14. In its application under section 256(1), the assessed had claimed that the Tribunal had not properly followed the judgment of the Supreme Court in Addanki Narayanappa v. Bhaskara Krishnappa, : 3SCR400 . It also raised the point whether the Tribunal was right in concluding that part of the borrowed funds had been diverted to non-business user and furthermore, whether for the purpose of calculating the amount, the right proportion had been adopted by the Tribunal.

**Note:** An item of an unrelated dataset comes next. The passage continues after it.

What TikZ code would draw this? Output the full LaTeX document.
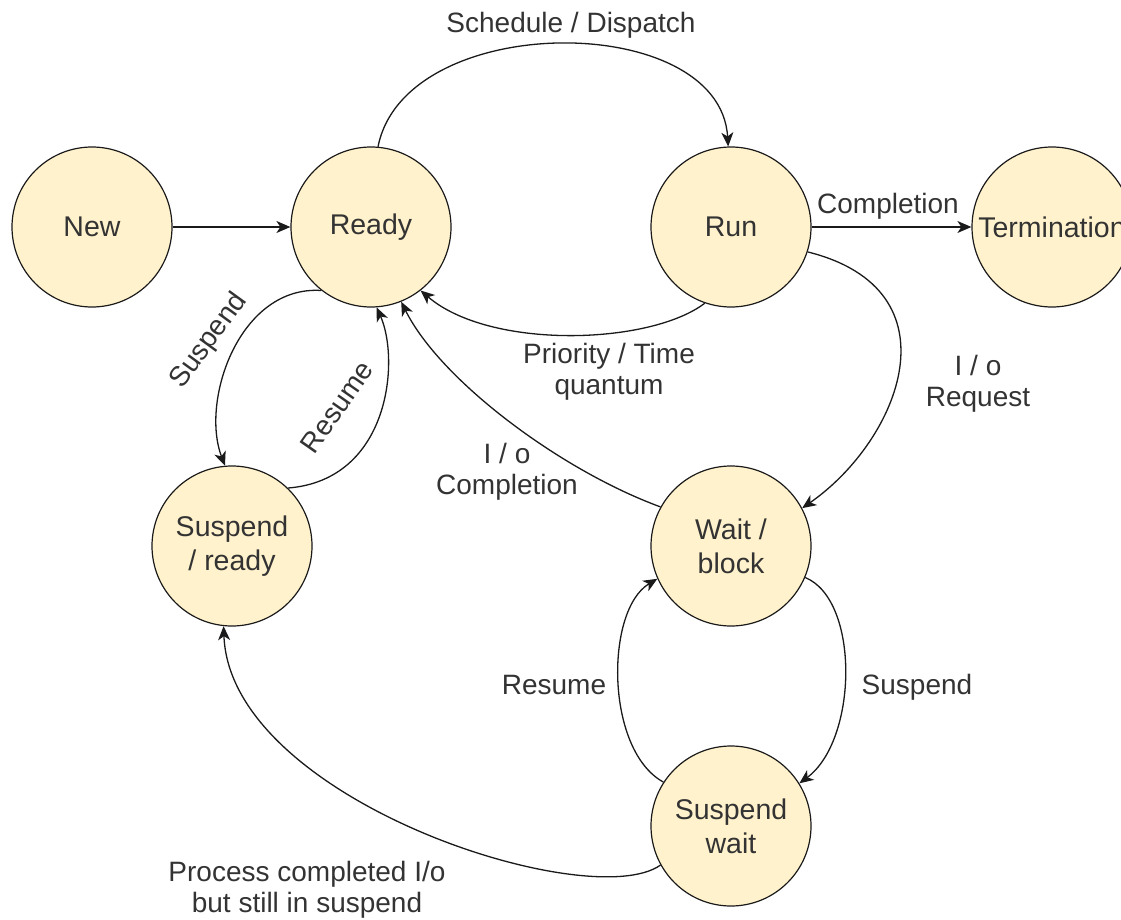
\documentclass[tikz,border=0pt]{standalone}
\usepackage{fontspec}
\setmainfont{Liberation Sans}
\usetikzlibrary{arrows.meta}
\definecolor{stfill}{HTML}{FFF2CC}
\definecolor{txt}{HTML}{333333}
\definecolor{ln}{HTML}{1A1A1A}
\tikzset{
  stnode/.style={circle, draw=ln, line width=1.2pt, fill=stfill, minimum size=160pt, inner sep=0pt,
    align=center, text=txt, font=\fontsize{28.5}{34}\selectfont},
  lbl/.style={align=center, text=txt, font=\fontsize{28}{31}\selectfont, inner sep=0pt},
  edge/.style={draw=ln, line width=1.3pt, -{Stealth[length=14pt,width=12pt,inset=4pt]}}
}
\begin{document}
\begin{tikzpicture}[x=1pt,y=-1pt]
\useasboundingbox (0,0) rectangle (1121,920);
\node[stnode] (new) at (92,227) {New};
\node[stnode] (ready) at (371,227) {Ready};
\node[stnode] (run) at (731,227) {Run};
\node[stnode] (term) at (1052,227) {Termination};
\node[stnode] (sready) at (232,546) {Suspend\\/ ready};
\node[stnode] (wait) at (731,546) {Wait /\\block};
\node[stnode] (swait) at (731,826) {Suspend\\wait};

\draw[edge] (new.east) -- (ready.west);
\draw[edge] (run.east) -- (term.west);
\draw[edge] (ready.85) .. controls (405,10) and (720,10) .. (run.92);
\draw[edge] (run.251) .. controls (650,345) and (490,350) .. (ready.308);
\draw[edge] (run.342) .. controls (960,290) and (900,440) .. (wait.28);
\draw[edge] (wait.151) .. controls (560,470) and (440,380) .. (ready.292);
\draw[edge] (ready.232) .. controls (240,285) and (200,400) .. (sready.95);
\draw[edge] (sready.46) .. controls (390,480) and (400,360) .. (ready.274);
\draw[edge] (wait.337) .. controls (860,600) and (858,740) .. (swait.32);
\draw[edge] (swait.147) .. controls (605,750) and (605,610) .. (wait.204);
\draw[edge] (swait.209) .. controls (590,915) and (230,800) .. (sready.264);

\node[lbl] (l1) at (571,25) {Schedule / Dispatch};
\node[lbl] (l2) at (888,206) {Completion};
\node[lbl] (l3) at (609,372) {Priority / Time\\quantum};
\node[lbl] (l4) at (978,384) {I / o\\Request};
\node[lbl] (l5) at (507,472) {I / o\\Completion};
\node[lbl, rotate=54] (l6) at (209,341) {Suspend};
\node[lbl, rotate=55] (l7) at (337,407) {Resume};
\node[lbl] (l8) at (917,687) {Suspend};
\node[lbl] (l9) at (554,685) {Resume};
\node[lbl] (l10) at (307,890) {Process completed I/o\\but still in suspend};
\end{tikzpicture}
\end{document}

15. We have gone through the facts and circumstances of the case in great detail. The balance-sheet position of the assessed-firm seems to be quite plain. There was a substantial borrowing from banks and other institutions and these monies might to some extent have been used in business, but there was also substantial increase in the debit balances of the partners qua the firm. We agree that the question as to how these borrowed monies were used depends on the working of the firm. But the examination of the balance-sheet shows that the increase in the borrowings was reflected largerly in the increase of the advances to the partners. As indicated in the Tribunal's order, a comparison between the increase between 1962 to 1967, indicates the extent to which the borrowings increased and the advances to the partners also increased. On December 31, 1961, the secured loans were Rs. 1,54,821 and the unsecured loans were Rs. 5,15,714. On December 31, 1967, these amounts became Rs. 4,59,036 and Rs. 27,21,778, respectively. The increase over these six years in the loans was Rs. 25,10,319. At the same time, the increase in the advances to the partners was Rs. 20,17,861, thus showing that the increase in advances from third parties was correspondingly represented by the increase in advances to the partners. In other words, the assessed-firm borrowed money on interest and advanced the same without interest to its partners. The Income-tax Appellate Tribunal and the Appellate Assistant Commissioner found that the entire advance was not to be treated as a loan for non-business purposes and on an examination of the facts revealed by the accounts of the firm, the Tribunal came to the conclusion that the partners were entitled to adjust the losses in the firm's business and also the profits and only the other withdrawals had to be treated as interest-free non-business loans.
16. In the course of the discussion, it was stated by the Tribunal that the partners could not withdraw their capital and this part of the order has been challenged by the learned counsel. We do not think this raises a question of law. The partners may withdraw anything that is permitted by law from the accounts of the firm, but when borrowed money is used for such withdrawals, the question that arises is whether the interest paid on those borrowings can be treated as interest on borrowed capital permitting a deduction under section 36(iii) of the Act. Money which is borrowed and given to the partners is not capital being employed by the firm, but is rather capital being employed by the partners. The question as to how the computation is to be made for determining what are the legitimate borrowings and what are the non-business borrowings has to be made on the facts of the case. This is a finding which cannot be treated as a question of law. It is a finding of fact.
17. We would accordingly hold that the conclusion of the Tribunal is one of fact and not one of law and accordingly decline to call for a statement of the case. The application is rejected, but with no order as to costs.